The purpose of tokenization, for instance in your business, is to swap out sensitive data with a randomised number in the same format but with no intrinsic value of its own. It is the process of removing sensitive data from your business systems by replacing it with an undecipherable token and storing the original data in a secure cloud data vault, separate from your business systems. Encrypted numbers can be decrypted with the appropriate key. Tokens, however, cannot be reversed, because there is no mathematical relationship between the token and its original number.
Real World Asset Tokenisation can unlock the value and liquidity of illiquid assets, through data transparency, the efficiency of the transaction, and easier price discovery. It will also allow fractional ownership.
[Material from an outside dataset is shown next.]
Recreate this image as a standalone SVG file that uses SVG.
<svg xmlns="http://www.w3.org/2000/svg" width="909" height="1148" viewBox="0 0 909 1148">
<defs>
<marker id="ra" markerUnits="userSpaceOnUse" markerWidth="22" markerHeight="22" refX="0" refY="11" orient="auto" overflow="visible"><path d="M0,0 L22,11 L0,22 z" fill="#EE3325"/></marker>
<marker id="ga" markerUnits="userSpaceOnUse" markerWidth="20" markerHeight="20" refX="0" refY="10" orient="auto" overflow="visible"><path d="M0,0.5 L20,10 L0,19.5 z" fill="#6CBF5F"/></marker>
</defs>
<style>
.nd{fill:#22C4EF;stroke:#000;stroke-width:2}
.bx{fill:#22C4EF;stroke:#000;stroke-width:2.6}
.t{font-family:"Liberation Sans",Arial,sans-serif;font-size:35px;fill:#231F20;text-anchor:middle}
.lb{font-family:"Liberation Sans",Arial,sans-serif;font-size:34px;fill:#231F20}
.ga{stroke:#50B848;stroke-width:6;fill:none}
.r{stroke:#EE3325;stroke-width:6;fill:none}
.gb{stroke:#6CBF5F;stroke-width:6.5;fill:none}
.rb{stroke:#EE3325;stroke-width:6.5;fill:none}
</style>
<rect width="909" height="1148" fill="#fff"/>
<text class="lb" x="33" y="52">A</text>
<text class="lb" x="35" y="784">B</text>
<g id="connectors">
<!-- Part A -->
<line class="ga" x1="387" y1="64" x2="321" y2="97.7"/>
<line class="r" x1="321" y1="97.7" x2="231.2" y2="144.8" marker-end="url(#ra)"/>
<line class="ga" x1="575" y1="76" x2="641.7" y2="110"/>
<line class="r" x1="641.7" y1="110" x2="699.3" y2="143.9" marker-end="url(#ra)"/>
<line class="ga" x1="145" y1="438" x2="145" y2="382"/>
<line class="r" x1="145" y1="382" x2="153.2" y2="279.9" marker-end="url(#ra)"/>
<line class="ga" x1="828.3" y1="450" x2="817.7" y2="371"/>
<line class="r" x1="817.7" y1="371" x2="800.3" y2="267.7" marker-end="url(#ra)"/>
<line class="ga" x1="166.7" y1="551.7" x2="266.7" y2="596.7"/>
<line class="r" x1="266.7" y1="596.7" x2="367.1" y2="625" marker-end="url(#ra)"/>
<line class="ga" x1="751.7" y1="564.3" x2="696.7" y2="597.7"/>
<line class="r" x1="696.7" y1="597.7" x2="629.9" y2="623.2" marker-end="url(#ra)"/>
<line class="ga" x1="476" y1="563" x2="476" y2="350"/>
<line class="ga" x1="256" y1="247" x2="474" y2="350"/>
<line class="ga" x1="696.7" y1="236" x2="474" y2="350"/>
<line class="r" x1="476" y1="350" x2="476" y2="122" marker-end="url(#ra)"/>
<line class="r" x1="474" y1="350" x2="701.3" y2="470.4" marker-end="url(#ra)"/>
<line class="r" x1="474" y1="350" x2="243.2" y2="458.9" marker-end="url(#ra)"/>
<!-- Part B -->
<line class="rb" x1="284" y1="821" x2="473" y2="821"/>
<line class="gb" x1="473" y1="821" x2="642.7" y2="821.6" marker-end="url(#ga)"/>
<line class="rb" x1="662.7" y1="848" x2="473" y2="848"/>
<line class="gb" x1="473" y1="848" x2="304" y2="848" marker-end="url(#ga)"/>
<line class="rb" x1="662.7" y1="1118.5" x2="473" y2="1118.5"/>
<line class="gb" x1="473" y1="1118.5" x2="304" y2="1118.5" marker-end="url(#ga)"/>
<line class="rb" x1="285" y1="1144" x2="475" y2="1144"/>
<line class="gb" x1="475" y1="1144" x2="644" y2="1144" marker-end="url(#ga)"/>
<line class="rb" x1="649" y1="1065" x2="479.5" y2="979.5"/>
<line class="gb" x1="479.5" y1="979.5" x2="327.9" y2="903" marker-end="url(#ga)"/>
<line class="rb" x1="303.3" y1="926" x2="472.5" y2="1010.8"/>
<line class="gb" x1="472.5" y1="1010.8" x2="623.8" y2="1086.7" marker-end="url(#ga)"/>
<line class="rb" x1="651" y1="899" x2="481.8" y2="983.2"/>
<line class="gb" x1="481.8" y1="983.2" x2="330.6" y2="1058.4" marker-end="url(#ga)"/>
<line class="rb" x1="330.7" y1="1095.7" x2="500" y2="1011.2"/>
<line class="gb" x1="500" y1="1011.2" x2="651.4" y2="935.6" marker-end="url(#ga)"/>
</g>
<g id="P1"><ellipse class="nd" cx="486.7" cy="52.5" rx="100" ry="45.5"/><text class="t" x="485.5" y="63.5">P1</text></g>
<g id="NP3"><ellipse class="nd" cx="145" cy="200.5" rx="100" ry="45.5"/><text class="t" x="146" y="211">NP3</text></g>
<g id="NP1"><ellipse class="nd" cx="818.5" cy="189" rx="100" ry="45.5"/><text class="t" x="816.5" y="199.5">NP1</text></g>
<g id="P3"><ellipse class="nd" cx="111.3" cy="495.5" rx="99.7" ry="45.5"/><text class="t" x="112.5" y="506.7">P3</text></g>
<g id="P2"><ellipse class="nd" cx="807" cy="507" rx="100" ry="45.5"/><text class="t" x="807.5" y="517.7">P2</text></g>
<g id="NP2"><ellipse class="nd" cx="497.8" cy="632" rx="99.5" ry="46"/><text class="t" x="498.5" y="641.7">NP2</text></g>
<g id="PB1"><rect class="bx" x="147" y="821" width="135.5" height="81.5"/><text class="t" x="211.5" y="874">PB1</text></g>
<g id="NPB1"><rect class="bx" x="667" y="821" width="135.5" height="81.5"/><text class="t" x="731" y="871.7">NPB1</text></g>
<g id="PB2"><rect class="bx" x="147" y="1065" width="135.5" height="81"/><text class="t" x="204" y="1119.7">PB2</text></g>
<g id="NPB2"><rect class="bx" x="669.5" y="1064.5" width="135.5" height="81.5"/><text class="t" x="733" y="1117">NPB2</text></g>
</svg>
This means that people would be able to own a fraction of an asset instead of 100% ownership. Fractional ownership will enable people from different parts of the world to liquidate real-world assets into shares.
Tokens can be used as:
· Utility tokens or fungible tokens, which are used to create coupons or sold as credits for the purchase of goods or services.
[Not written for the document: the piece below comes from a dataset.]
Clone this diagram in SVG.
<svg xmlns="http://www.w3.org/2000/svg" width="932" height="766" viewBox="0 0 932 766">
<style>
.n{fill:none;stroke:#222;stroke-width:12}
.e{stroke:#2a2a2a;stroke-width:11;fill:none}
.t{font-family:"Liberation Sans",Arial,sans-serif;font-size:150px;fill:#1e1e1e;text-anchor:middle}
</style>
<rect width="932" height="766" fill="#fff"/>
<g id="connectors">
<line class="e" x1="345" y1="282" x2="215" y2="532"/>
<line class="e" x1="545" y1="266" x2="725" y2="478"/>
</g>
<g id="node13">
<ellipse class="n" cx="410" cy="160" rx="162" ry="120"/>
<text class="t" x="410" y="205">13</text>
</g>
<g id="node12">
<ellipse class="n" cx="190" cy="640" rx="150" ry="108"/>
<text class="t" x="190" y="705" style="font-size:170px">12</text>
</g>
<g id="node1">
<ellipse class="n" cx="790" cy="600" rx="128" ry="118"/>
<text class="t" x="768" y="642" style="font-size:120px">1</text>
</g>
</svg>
· Collectables, or non-fungible tokens (NFTs), represent a single asset on the Blockchain. NFTs carry the necessary data that’s used to identify authentic assets. Some of the information that is stored on the NFTs are asset details like ownership history. In the digital art industry, artists can now set themselves a certain percentage commission every time their work is sold to another party.
· Tokenised Company Shares are traditional securities issued in digital token forms. Countries like Switzerland, Liechtenstein, and Germany are at the forefront of setting up a legal framework. Switzerland has recently allowed the trading of uncertified securities, meaning that shareholders can now own tokens that represent company shares.
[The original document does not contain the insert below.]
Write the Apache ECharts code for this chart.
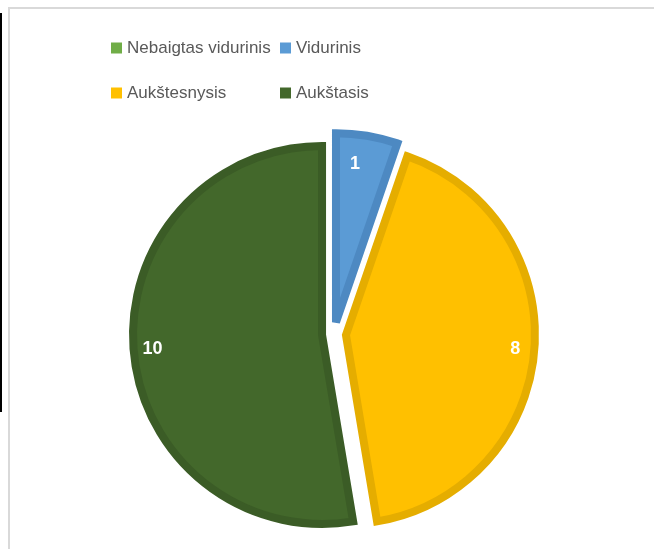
<!DOCTYPE html>
<html>
<head>
<meta charset="utf-8">
<script src="https://cdn.jsdelivr.net/npm/echarts@6/dist/echarts.min.js"></script>
<style>
  html, body { margin: 0; padding: 0; background: #fff; }
  #chart { width: 654px; height: 549px; }
</style>
</head>
<body>
<div id="chart"></div>
<script>
// data
const categories = ['Nebaigtas vidurinis', 'Vidurinis', 'Aukštesnysis', 'Aukštasis']
const values = [0, 1, 8, 10]
const fillColors = ['#70ad47', '#5b9bd5', '#ffc000', '#43682b']
const borderColors = ['#63993f', '#4d89c2', '#e5ad00', '#3b5c26']

const chart = echarts.init(document.getElementById('chart'))

// 扇形データ
const pieData = categories.map((name, i) => ({
  name: name,
  value: values[i],
  selected: values[i] > 0,
  itemStyle: {
    color: fillColors[i],
    borderColor: borderColors[i],
    borderWidth: values[i] > 0 ? 8 : 0
  }
}))

// ラベル用 (透明リング)
const labelData = categories.map((name, i) => ({
  name: name,
  value: values[i],
  selected: values[i] > 0
}))

const legendText = {
  color: '#595959',
  fontSize: 17,
  fontFamily: 'Liberation Sans',
  lineHeight: 20
}

const option = {
  animation: false,
  graphic: [
    { type: 'rect', shape: { x: 9, y: 8, width: 700, height: 600 }, style: { fill: 'none', stroke: '#d9d9d9', lineWidth: 2 }, silent: true },
    { type: 'rect', shape: { x: 0, y: 13, width: 2, height: 399 }, style: { fill: '#000' }, silent: true }
  ],
  legend: [
    {
      orient: 'vertical',
      left: 106,
      top: 33,
      itemWidth: 11,
      itemHeight: 11,
      itemGap: 25,
      icon: 'rect',
      itemStyle: { borderWidth: 0 },
      data: [categories[0], categories[2]],
      textStyle: legendText
    },
    {
      orient: 'vertical',
      left: 275,
      top: 33,
      itemWidth: 11,
      itemHeight: 11,
      itemGap: 25,
      icon: 'rect',
      itemStyle: { borderWidth: 0 },
      data: [categories[1], categories[3]],
      textStyle: legendText
    }
  ],
  series: [
    {
      type: 'pie',
      center: [334, 334],
      radius: [0, 189],
      startAngle: 90,
      selectedMode: 'multiple',
      selectedOffset: 12,
      silent: true,
      label: { show: false },
      labelLine: { show: false },
      itemStyle: { borderJoin: 'miter', borderMiterLimit: 2 },
      data: pieData
    },
    {
      type: 'pie',
      center: [334, 334],
      radius: [145, 189],
      startAngle: 90,
      selectedMode: 'multiple',
      selectedOffset: 12,
      silent: true,
      itemStyle: { color: 'transparent', borderWidth: 0 },
      label: {
        show: true,
        position: 'inside',
        color: '#fff',
        fontSize: 18,
        fontWeight: 'bold',
        fontFamily: 'Liberation Sans',
        formatter: (p) => (p.value > 0 ? String(p.value) : '')
      },
      // 細い扇形のラベルは内側へ寄せる
      labelLayout: (params) => (params.dataIndex === 1 ? { dx: -9, dy: 10 } : {}),
      labelLine: { show: false },
      data: labelData
    }
  ]
}

chart.setOption(option)
</script>
</body>
</html>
Tokenisation still faces a lot of challenges before it becomes a global practice. The first challenge is the struggle to set up a legal framework. Tokenization also faces anti-money laundering (AML) regulations and compliance requirements, which are mandated by both national and international authorities that place a wide variety of screening and monitoring obligations on financial institutions.
The traditional custody services are essential to the provisioning of trust services, with responsibilities that are regulated and governed, while also solving issues of loss or theft of assets. Traditional custody services are still yet to merge with tokenisation. Let's say you have a token that’s worth 1kg gold bar. How do you know that the gold bar exists? There has to be someone who ensures that the gold bar you own in tokens is safely secured somewhere out of your concern for its safety.
Tokenization will enable digital portfolios with multi assets (diversification), enable asset lifecycle, and unlock liquidity in markets. We believe that the Blockchain will do for business what the Internet did for communication. It will create new ways of working and leave more time for creativity and innovation.